Judge Friedrich noted this ambiguity herself. Although for two of the defendants before her, “their conduct falls squarely within the core coverage” of the statute, the case of a third defendant was less obvious, and she refused thus far to rule for the government: “It is unclear, based on the indictment alone, what actions [the defendant] allegedly engaged in to obstruct and impede the official proceeding,” so “the Court cannot determine at this early stage of the proceeding whether the charges are unconstitutionally vague as applied to him.”
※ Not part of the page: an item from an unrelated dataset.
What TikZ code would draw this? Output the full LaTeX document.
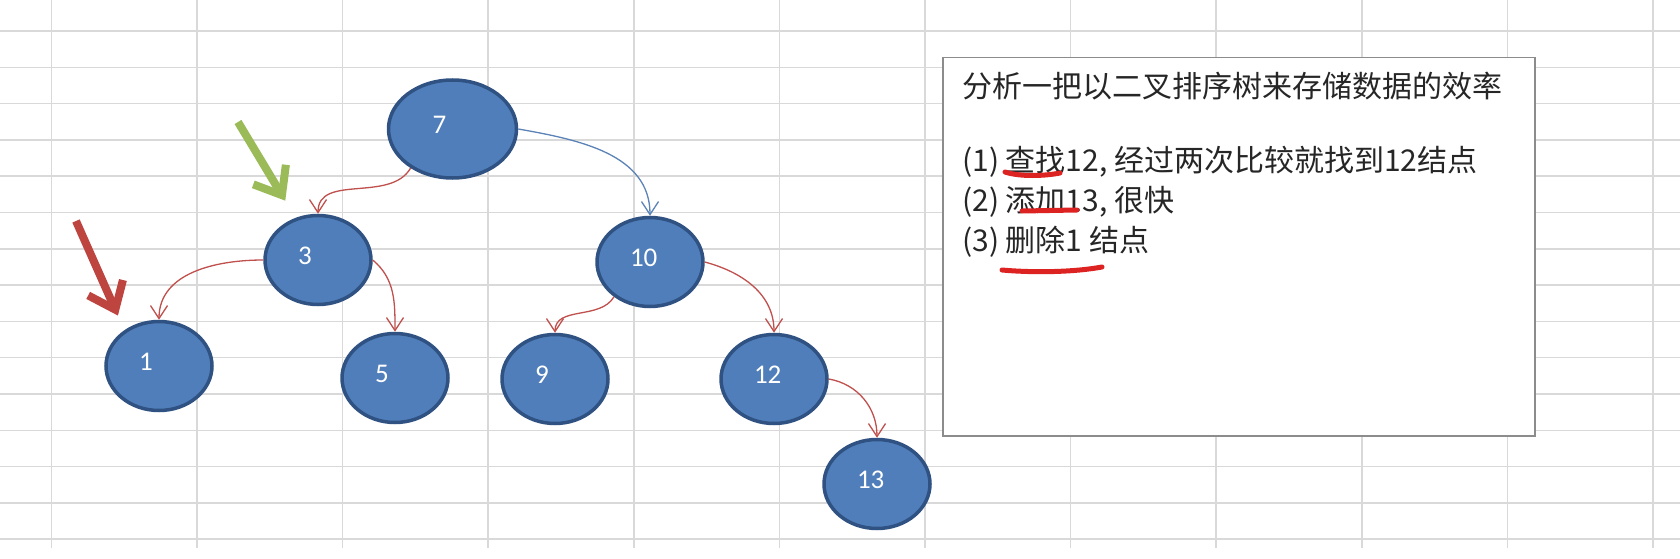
\documentclass[tikz,border=0pt]{standalone}
\usepackage{tikz}
\usetikzlibrary{arrows.meta,shapes.geometric}
\usepackage{fontspec}
\setmainfont{Carlito}
\newfontfamily\cjk{Noto Sans CJK SC}
\usepackage{xcolor}
\definecolor{nodeblue}{HTML}{4F7EBA}
\definecolor{nodeedge}{HTML}{2F5282}
\definecolor{linkred}{HTML}{C0504D}
\definecolor{linkblue}{HTML}{5B83B8}
\definecolor{gridgray}{HTML}{D9D9D9}
\definecolor{arrowgreen}{HTML}{9BBB59}
\definecolor{arrowred}{HTML}{BE4440}
\definecolor{inkred}{HTML}{DD2222}

\begin{document}
\begin{tikzpicture}[x=1pt,y=1pt,
    bst/.style={ellipse,draw=nodeedge,line width=3.5pt,fill=nodeblue,text=white,
      minimum width=106pt,minimum height=89pt,text width=40pt,align=left,text depth=8pt,
      font=\fontsize{27pt}{27pt}\selectfont},
    link/.style={->,>={Straight Barb[length=13pt,width=17pt]},draw=linkred,line width=1.3pt},
    pointer/.style={-{Straight Barb[length=24pt,width=38pt]},line width=8pt},
    gridline/.style={draw=gridgray,line width=1.5pt},
    scribble/.style={draw=inkred,line width=5pt,line cap=round},
    boxtext/.style={anchor=base west,inner sep=0pt,text=black!85,font=\cjk\fontsize{30pt}{36pt}\selectfont}]
  \useasboundingbox (0,0) rectangle (1680,558);
  \fill[white] (0,0) rectangle (1680,558);
  \foreach \k in {0,...,14}
    \draw[gridline] (0,{527-36.3*\k}) -- (1680,{527-36.3*\k});
  \foreach \k in {0,...,11}
    \draw[gridline] ({51.4+145.6*\k},10) -- ({51.4+145.6*\k},558);

  \node[bst,minimum width=128pt,minimum height=98pt] (n7) at (452.5,429) {7};
  \node[bst] (n3) at (318,298) {3};
  \node[bst] (n10) at (650,296) {10};
  \node[bst] (n1) at (159,192) {1};
  \node[bst] (n5) at (395,180) {5};
  \node[bst] (n9) at (555,179) {9};
  \node[bst] (n12) at (774,179) {12};
  \node[bst] (n13) at (877,74) {13};

  \draw[link] (n7.223) to[out=-120,in=90] (n3.north);
  \draw[link,draw=linkblue] (n7.east) to[out=-10,in=90] (n10.north);
  \draw[link] (n3.west) to[out=180,in=90] (n1.north);
  \draw[link] (n3.east) to[out=-40,in=90] (n5.north);
  \draw[link] (n10.224) to[out=-120,in=90] (n9.north);
  \draw[link] (n10.east) to[out=-15,in=90] (n12.north);
  \draw[link] (n12.east) to[out=-10,in=90] (n13.north);

  \coordinate (gtail) at (238,436);
  \coordinate (rtail) at (76,337);
  \draw[pointer,draw=arrowgreen,shorten >=20pt] (gtail) -- (n3.118);
  \draw[pointer,draw=arrowred,shorten >=16pt] (rtail) -- (n1.134);

  \node[draw=black!45,line width=1.5pt,fill=white,minimum width=592pt,minimum height=378pt,
    anchor=north west,inner sep=0pt] (note) at (942,501) {};
  \node[boxtext] (title) at (962,460) {分析一把以二叉排序树来存储数据的效率};
  \node[boxtext] (q1) at (962,387) {(1) 查找12, 经过两次比较就找到12结点};
  \node[boxtext] (q2) at (962,347) {(2) 添加13, 很快};
  \node[boxtext] (q3) at (962,307) {(3) 删除1 结点};
  \draw[scribble] (1005,386) .. controls (1020,381) and (1045,382) .. (1060,385);
  \draw[scribble] (1022,347) -- (1077,348);
  \draw[scribble] (1002,288) .. controls (1035,285) and (1075,286) .. (1102,291);
\end{tikzpicture}
\end{document}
One final point worth noting: A key difference between these defendants and Donald Trump is that despite his pledge on Jan. 6th in a speech to join supporters—“we’re going to walk down [to Congress] and I’ll be there with you . . . we’re going to walk down Pennsylvania Avenue . . . let’s walk down Pennsylvania Avenue”—the former president did not himself get anywhere near the Capitol that day. The answer to the question whether he will once again evade legal accountability for the horrors of his presidency, therefore, does not lie in the text of § 1512(c).